> _What you will do_
Locate the lines of the listing below that hold "matplotlib", then copy each of them.

<<<<

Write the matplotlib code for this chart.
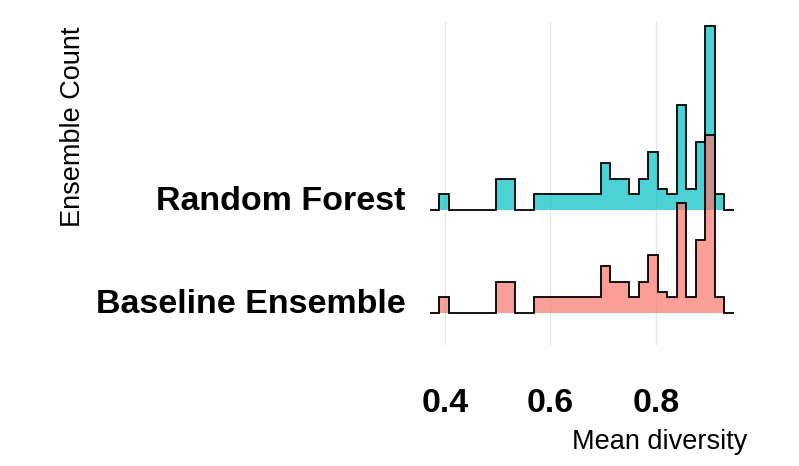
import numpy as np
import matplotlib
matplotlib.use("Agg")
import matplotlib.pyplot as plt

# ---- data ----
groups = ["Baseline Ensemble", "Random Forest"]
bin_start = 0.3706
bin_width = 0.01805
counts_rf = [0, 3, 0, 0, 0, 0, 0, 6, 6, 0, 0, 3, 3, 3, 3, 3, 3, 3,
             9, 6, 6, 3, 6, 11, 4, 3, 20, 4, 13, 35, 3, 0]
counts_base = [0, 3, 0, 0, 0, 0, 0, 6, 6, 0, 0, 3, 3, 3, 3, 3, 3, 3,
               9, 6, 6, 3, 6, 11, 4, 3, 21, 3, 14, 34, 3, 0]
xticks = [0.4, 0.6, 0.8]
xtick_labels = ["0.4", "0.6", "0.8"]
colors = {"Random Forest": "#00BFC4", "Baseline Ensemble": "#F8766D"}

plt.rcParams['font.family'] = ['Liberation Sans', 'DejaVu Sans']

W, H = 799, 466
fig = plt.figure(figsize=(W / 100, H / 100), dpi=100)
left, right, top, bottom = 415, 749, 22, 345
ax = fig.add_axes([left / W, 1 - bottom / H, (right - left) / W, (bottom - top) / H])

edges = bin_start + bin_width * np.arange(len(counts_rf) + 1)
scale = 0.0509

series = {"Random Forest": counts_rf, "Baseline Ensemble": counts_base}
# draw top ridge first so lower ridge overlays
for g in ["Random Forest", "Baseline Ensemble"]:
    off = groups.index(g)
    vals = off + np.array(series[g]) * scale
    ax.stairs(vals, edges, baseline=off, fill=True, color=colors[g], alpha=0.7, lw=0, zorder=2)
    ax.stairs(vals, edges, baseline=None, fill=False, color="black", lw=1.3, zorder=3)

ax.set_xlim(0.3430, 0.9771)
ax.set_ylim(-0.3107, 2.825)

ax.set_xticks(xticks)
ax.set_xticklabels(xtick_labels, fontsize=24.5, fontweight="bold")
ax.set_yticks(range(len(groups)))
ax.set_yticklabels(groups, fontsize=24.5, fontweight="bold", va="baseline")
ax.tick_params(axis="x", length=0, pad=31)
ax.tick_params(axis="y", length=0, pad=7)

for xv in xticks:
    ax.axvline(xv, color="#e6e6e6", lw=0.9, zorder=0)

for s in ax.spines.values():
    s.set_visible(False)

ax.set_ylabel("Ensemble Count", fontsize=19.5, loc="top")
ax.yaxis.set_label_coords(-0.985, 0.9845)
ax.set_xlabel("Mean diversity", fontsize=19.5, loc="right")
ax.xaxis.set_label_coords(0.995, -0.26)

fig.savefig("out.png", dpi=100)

>>>>

> _Exercise output_
Write the matplotlib code for this chart.
import matplotlib
matplotlib.use("Agg")
import matplotlib.pyplot as plt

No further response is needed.